2) Jakie otoczenie medialne miałem w I-szym numerze "Odpowiedzialność i czyn"! Jakie nawiązanie do Papieża! Do Soboru!

Człowiek musi się spotkać z człowiekiem. Podmiot z podmiotem. Wtedy od ręki jest święto, a nawet od razu Boże Narodzenie :-)
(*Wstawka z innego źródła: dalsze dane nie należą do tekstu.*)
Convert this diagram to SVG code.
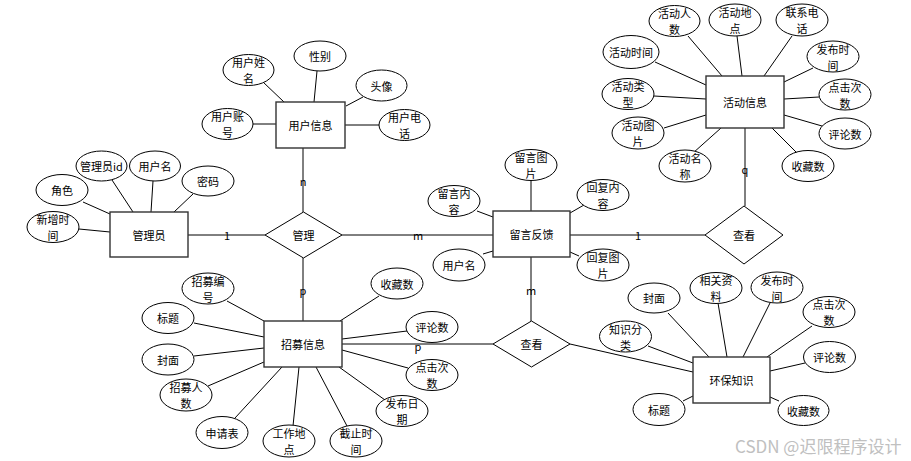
<svg xmlns="http://www.w3.org/2000/svg" width="911" height="461" viewBox="0 0 911 461">
<style>
text{font-family:"Noto Sans CJK SC","Liberation Sans",sans-serif;font-size:11px;fill:#000;text-anchor:middle;dominant-baseline:central}
.e{fill:#fff;stroke:#000;stroke-width:1}
.r{fill:#fff;stroke:#333;stroke-width:1.4}
.d{fill:#fff;stroke:#000;stroke-width:1}
.c line{stroke:#000;stroke-width:1}
.lb{font-size:11px}
.wm{font-size:17px;fill:#c0c0c0;text-anchor:start}
</style>
<rect width="911" height="461" fill="#fff"/>
<g class="c" id="connectors">
<line x1="263" y1="82" x2="284" y2="102"/>
<line x1="317" y1="71" x2="314" y2="102"/>
<line x1="363" y1="97" x2="346" y2="106"/>
<line x1="253" y1="124" x2="276" y2="124"/>
<line x1="345" y1="125" x2="379" y2="125"/>
<line x1="112" y1="180" x2="133" y2="212"/>
<line x1="153" y1="181" x2="151" y2="212"/>
<line x1="193" y1="194" x2="174" y2="212"/>
<line x1="83" y1="202" x2="110" y2="214"/>
<line x1="79" y1="229" x2="110" y2="232"/>
<line x1="688" y1="36" x2="722" y2="76"/>
<line x1="737" y1="36" x2="742" y2="76"/>
<line x1="792" y1="36" x2="764" y2="76"/>
<line x1="655" y1="62" x2="706" y2="85"/>
<line x1="813" y1="68" x2="784" y2="82"/>
<line x1="654" y1="96" x2="706" y2="99"/>
<line x1="819" y1="97" x2="784" y2="99"/>
<line x1="664" y1="128" x2="706" y2="115"/>
<line x1="822" y1="126" x2="784" y2="115"/>
<line x1="693" y1="153" x2="721" y2="128"/>
<line x1="797" y1="153" x2="772" y2="128"/>
<line x1="531" y1="180" x2="531" y2="211"/>
<line x1="477" y1="211" x2="493" y2="217"/>
<line x1="584" y1="205" x2="570" y2="213"/>
<line x1="483" y1="254" x2="493" y2="251"/>
<line x1="579" y1="256" x2="570" y2="252"/>
<line x1="668" y1="313" x2="709" y2="357"/>
<line x1="718" y1="303" x2="727" y2="357"/>
<line x1="770" y1="303" x2="743" y2="357"/>
<line x1="812" y1="326" x2="767" y2="357"/>
<line x1="648" y1="346" x2="693" y2="363"/>
<line x1="805" y1="363" x2="770" y2="371"/>
<line x1="683" y1="401" x2="693" y2="396"/>
<line x1="779" y1="401" x2="770" y2="397"/>
<line x1="227" y1="301" x2="264" y2="321"/>
<line x1="194" y1="323" x2="264" y2="337"/>
<line x1="194" y1="356" x2="264" y2="348"/>
<line x1="208" y1="386" x2="264" y2="362"/>
<line x1="235" y1="418" x2="282" y2="367"/>
<line x1="293" y1="426" x2="299" y2="367"/>
<line x1="347" y1="426" x2="316" y2="367"/>
<line x1="385" y1="400" x2="339" y2="367"/>
<line x1="408" y1="368" x2="342" y2="350"/>
<line x1="407" y1="331" x2="342" y2="339"/>
<line x1="379" y1="296" x2="340" y2="321"/>
<line x1="303" y1="148" x2="303" y2="212"/>
<line x1="188" y1="235" x2="265" y2="235"/>
<line x1="342" y1="235" x2="493" y2="235"/>
<line x1="570" y1="235" x2="705" y2="235"/>
<line x1="745" y1="128" x2="745" y2="206"/>
<line x1="531" y1="257" x2="531" y2="321"/>
<line x1="303" y1="258" x2="303" y2="321"/>
<line x1="342" y1="344" x2="493" y2="344"/>
<line x1="570" y1="344" x2="693" y2="372"/>
</g>
<g id="cardinalities">
<text class="lb" x="303" y="181">n</text>
<text class="lb" x="227" y="235">1</text>
<text class="lb" x="418" y="235">m</text>
<text class="lb" x="638" y="235">1</text>
<text class="lb" x="745" y="169">q</text>
<text class="lb" x="531" y="290">m</text>
<text class="lb" x="303" y="290">p</text>
<text class="lb" x="418" y="346">p</text>
</g>
<g id="user-info"><rect class="r" x="276" y="102" width="69" height="46"/><text x="310.5" y="125">用户信息</text></g>
<g id="admin"><rect class="r" x="110" y="212" width="78" height="45"/><text x="149" y="235">管理员</text></g>
<g id="activity"><rect class="r" x="706" y="76" width="78" height="52"/><text x="745" y="102">活动信息</text></g>
<g id="feedback"><rect class="r" x="493" y="211" width="77" height="46"/><text x="531.5" y="234">留言反馈</text></g>
<g id="recruit"><rect class="r" x="264" y="321" width="78" height="46"/><text x="303" y="344">招募信息</text></g>
<g id="env"><rect class="r" x="693" y="357" width="77" height="46"/><text x="731.5" y="380">环保知识</text></g>
<g id="rel-manage"><polygon class="d" points="265,235 303.5,212 342,235 303.5,258"/><text x="303.5" y="235">管理</text></g>
<g id="rel-view1"><polygon class="d" points="705,235 744,206 783,235 744,264"/><text x="744" y="235">查看</text></g>
<g id="rel-view2"><polygon class="d" points="493,344 531.5,321 570,344 531.5,367"/><text x="531.5" y="344">查看</text></g>
<g id="a-user-name"><ellipse class="e" cx="248.5" cy="70" rx="25.5" ry="15.5"/><text x="248.5" y="62">用户姓<tspan x="248.5" dy="16">名</tspan></text></g>
<g id="a-gender"><ellipse class="e" cx="320" cy="56" rx="26" ry="15"/><text x="320" y="56">性别</text></g>
<g id="a-avatar"><ellipse class="e" cx="381.5" cy="85.5" rx="25.5" ry="15.5"/><text x="381.5" y="85.5">头像</text></g>
<g id="a-user-acct"><ellipse class="e" cx="227.5" cy="124" rx="25.5" ry="15.5"/><text x="227.5" y="116">用户账<tspan x="227.5" dy="16">号</tspan></text></g>
<g id="a-user-phone"><ellipse class="e" cx="404.5" cy="125" rx="25.5" ry="15.5"/><text x="404.5" y="117">用户电<tspan x="404.5" dy="16">话</tspan></text></g>
<g id="a-admin-id"><ellipse class="e" cx="101.5" cy="166" rx="25.5" ry="15"/><text x="101.5" y="166">管理员id</text></g>
<g id="a-admin-uname"><ellipse class="e" cx="155" cy="166" rx="25.5" ry="15"/><text x="155" y="166">用户名</text></g>
<g id="a-admin-pwd"><ellipse class="e" cx="208" cy="181" rx="26" ry="15"/><text x="208" y="181">密码</text></g>
<g id="a-admin-role"><ellipse class="e" cx="62" cy="190" rx="26" ry="15.5"/><text x="62" y="190">角色</text></g>
<g id="a-admin-time"><ellipse class="e" cx="53" cy="227" rx="26" ry="15.5"/><text x="53" y="219">新增时<tspan x="53" dy="16">间</tspan></text></g>
<g id="a-act-num"><ellipse class="e" cx="674.5" cy="21" rx="25.5" ry="15.5"/><text x="674.5" y="13">活动人<tspan x="674.5" dy="16">数</tspan></text></g>
<g id="a-act-place"><ellipse class="e" cx="735" cy="20" rx="26" ry="16"/><text x="735" y="12">活动地<tspan x="735" dy="16">点</tspan></text></g>
<g id="a-act-phone"><ellipse class="e" cx="802" cy="20" rx="26" ry="16"/><text x="802" y="12">联系电<tspan x="802" dy="16">话</tspan></text></g>
<g id="a-act-time"><ellipse class="e" cx="631" cy="52" rx="28" ry="16.5"/><text x="631" y="52">活动时间</text></g>
<g id="a-act-pub"><ellipse class="e" cx="833" cy="56.5" rx="26" ry="15.5"/><text x="833" y="48.5">发布时<tspan x="833" dy="16">间</tspan></text></g>
<g id="a-act-type"><ellipse class="e" cx="628" cy="94" rx="26" ry="15.5"/><text x="628" y="86">活动类<tspan x="628" dy="16">型</tspan></text></g>
<g id="a-act-click"><ellipse class="e" cx="845" cy="94.5" rx="26" ry="15.5"/><text x="845" y="86.5">点击次<tspan x="845" dy="16">数</tspan></text></g>
<g id="a-act-img"><ellipse class="e" cx="638" cy="133" rx="26" ry="16"/><text x="638" y="125">活动图<tspan x="638" dy="16">片</tspan></text></g>
<g id="a-act-comm"><ellipse class="e" cx="845" cy="133.5" rx="26" ry="15.5"/><text x="845" y="133.5">评论数</text></g>
<g id="a-act-name"><ellipse class="e" cx="685" cy="166" rx="26" ry="16"/><text x="685" y="158">活动名<tspan x="685" dy="16">称</tspan></text></g>
<g id="a-act-fav"><ellipse class="e" cx="808" cy="166" rx="26" ry="15.5"/><text x="808" y="166">收藏数</text></g>
<g id="a-msg-img"><ellipse class="e" cx="531" cy="165" rx="26" ry="15.5"/><text x="531" y="157">留言图<tspan x="531" dy="16">片</tspan></text></g>
<g id="a-msg-content"><ellipse class="e" cx="454" cy="201" rx="26" ry="15.5"/><text x="454" y="193">留言内<tspan x="454" dy="16">容</tspan></text></g>
<g id="a-reply-content"><ellipse class="e" cx="603" cy="195" rx="26" ry="15.5"/><text x="603" y="187">回复内<tspan x="603" dy="16">容</tspan></text></g>
<g id="a-msg-user"><ellipse class="e" cx="459" cy="265" rx="26" ry="16"/><text x="459" y="265">用户名</text></g>
<g id="a-reply-img"><ellipse class="e" cx="603" cy="265" rx="26" ry="16"/><text x="603" y="257">回复图<tspan x="603" dy="16">片</tspan></text></g>
<g id="a-env-cover"><ellipse class="e" cx="654" cy="298" rx="26" ry="15"/><text x="654" y="298">封面</text></g>
<g id="a-env-res"><ellipse class="e" cx="716" cy="288" rx="26" ry="15.5"/><text x="716" y="280">相关资<tspan x="716" dy="16">料</tspan></text></g>
<g id="a-env-pub"><ellipse class="e" cx="777" cy="287.5" rx="26" ry="15.5"/><text x="777" y="279.5">发布时<tspan x="777" dy="16">间</tspan></text></g>
<g id="a-env-click"><ellipse class="e" cx="829" cy="312" rx="26" ry="15.5"/><text x="829" y="304">点击次<tspan x="829" dy="16">数</tspan></text></g>
<g id="a-env-cat"><ellipse class="e" cx="625.5" cy="336.5" rx="26" ry="15.5"/><text x="625.5" y="328.5">知识分<tspan x="625.5" dy="16">类</tspan></text></g>
<g id="a-env-comm"><ellipse class="e" cx="829.5" cy="357" rx="26" ry="15.5"/><text x="829.5" y="357">评论数</text></g>
<g id="a-env-title"><ellipse class="e" cx="659" cy="409.5" rx="26" ry="16"/><text x="659" y="409.5">标题</text></g>
<g id="a-env-fav"><ellipse class="e" cx="803.5" cy="410.5" rx="25.5" ry="15"/><text x="803.5" y="410.5">收藏数</text></g>
<g id="a-rec-no"><ellipse class="e" cx="208" cy="288.5" rx="26" ry="15.5"/><text x="208" y="280.5">招募编<tspan x="208" dy="16">号</tspan></text></g>
<g id="a-rec-title"><ellipse class="e" cx="168" cy="318" rx="26" ry="15.5"/><text x="168" y="318">标题</text></g>
<g id="a-rec-cover"><ellipse class="e" cx="168" cy="359.5" rx="26" ry="15.5"/><text x="168" y="359.5">封面</text></g>
<g id="a-rec-num"><ellipse class="e" cx="186" cy="395" rx="26" ry="16"/><text x="186" y="387">招募人<tspan x="186" dy="16">数</tspan></text></g>
<g id="a-rec-form"><ellipse class="e" cx="222" cy="432.5" rx="26" ry="16"/><text x="222" y="432.5">申请表</text></g>
<g id="a-rec-place"><ellipse class="e" cx="289" cy="441" rx="26" ry="16"/><text x="289" y="433">工作地<tspan x="289" dy="16">点</tspan></text></g>
<g id="a-rec-deadline"><ellipse class="e" cx="356" cy="441" rx="26" ry="16"/><text x="356" y="433">截止时<tspan x="356" dy="16">间</tspan></text></g>
<g id="a-rec-pub"><ellipse class="e" cx="402" cy="411" rx="26" ry="15.5"/><text x="402" y="403">发布日<tspan x="402" dy="16">期</tspan></text></g>
<g id="a-rec-click"><ellipse class="e" cx="432" cy="375" rx="26" ry="15.5"/><text x="432" y="367">点击次<tspan x="432" dy="16">数</tspan></text></g>
<g id="a-rec-comm"><ellipse class="e" cx="432" cy="327" rx="26" ry="15.5"/><text x="432" y="327">评论数</text></g>
<g id="a-rec-fav"><ellipse class="e" cx="397" cy="283.5" rx="26" ry="15.5"/><text x="397" y="283.5">收藏数</text></g>
<text class="wm" x="735" y="445">CSDN @迟限程序设计</text>
</svg>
Jak tu jasno widać, ze niczego nie muszę wymyślać, aby prowadzić tego bloga. Dzisiejszy dzień jest świetnym przykładem. A to mi się wyśniło! A to kto inny mi coś przypomniał! A to się skojarzy i nawiąże! Byle mieć tożsamość i samoświadomość (różnica subtelna, ale jest, tożsamość się nabywa dziedziczeniem, wyborami i czynami, samoświadomość – także własnej tożsamości – się poznawczo-refleksyjnie rozwija i ma) :-)

PS.1
Pisałem lekko wbrew sobie i z lekkim duchowym przymusem. Dałem się zaprzęgnąć do jarzma. Pomogła św. Faustyna, zostawiając w scenie filmu względy ludzkie na boku „Idę przywitać się z Jezusem” i myśl trzeźwa, z gdybym dzisiaj miał umrzeć (bo nikt nie jest panem swego życia i śmierci) to jak miałbym stanąć prze Stwórcą i Zbawicielem z bagażem nie wypowiedzianych (nie podzielonych z innymi) prawd.

PS.2
Nie znam takiej interpretacji Ewangelii, że Jezus ze względu na swoją bezżenność izolował się od ludzi. Przeciwnie, znam takie sytuacje życiowe jego naśladowców (misjonarzy, Apostołów świętości), że sypialiśmy w jednym pomieszczeniu, ba! w jednym łóżku. Wszyscy bohaterowie tych scen byli zakochani tylko w Dobrej Nowinie o zbawieniu (Jedności i Pełni).

PS.3
Gdyby żył proboszcz imiennik Schabowski, może byśmy dzisiaj rozmawiali o wszystkich tych sprawach w ramach czegoś, co przez jakiś czas funkcjonowało dwadzieścia parę lat temu jako „Duszpasterstwo wielkomiejskie” w samej stolicy i okolicy.
Była to inicjatywa proboszczów wielkich parafii (Par. Św. Jana Kantego w Legionowie dochodziła do 22 tysięcy wiernych!). Jednym z założeniem był udział świeckich współpracowników, liderów, elit(?). Jeden z proboszczów przyjeżdżał z Haliną Bortnowską, wtedy moją starszą i bardziej zasłużoną koleżanką katechetką (po KUL i Louvain). Proboszcz Schabowski wybrał mnie. Proboszczował i budował kościół i wspólnotę parafialną w czasach przełomu. Potrzebował współpracowników. Oddał mi prawie całe duszpasterstwo młodzieży, łącznie z bierzmowaniem. Sam stał się niekwestionowanym przywódcą duchowym wolnościowych pragnień mieszkańców. To na niego miałem donosić według zamysłów SB. Dzisiaj ma ulicę w moim rodzinnym mieście. Niosłem jego trumnę ulicą kardynała Wyszyńskiego. Przy jego grobie drżę i uginają mi się kolana.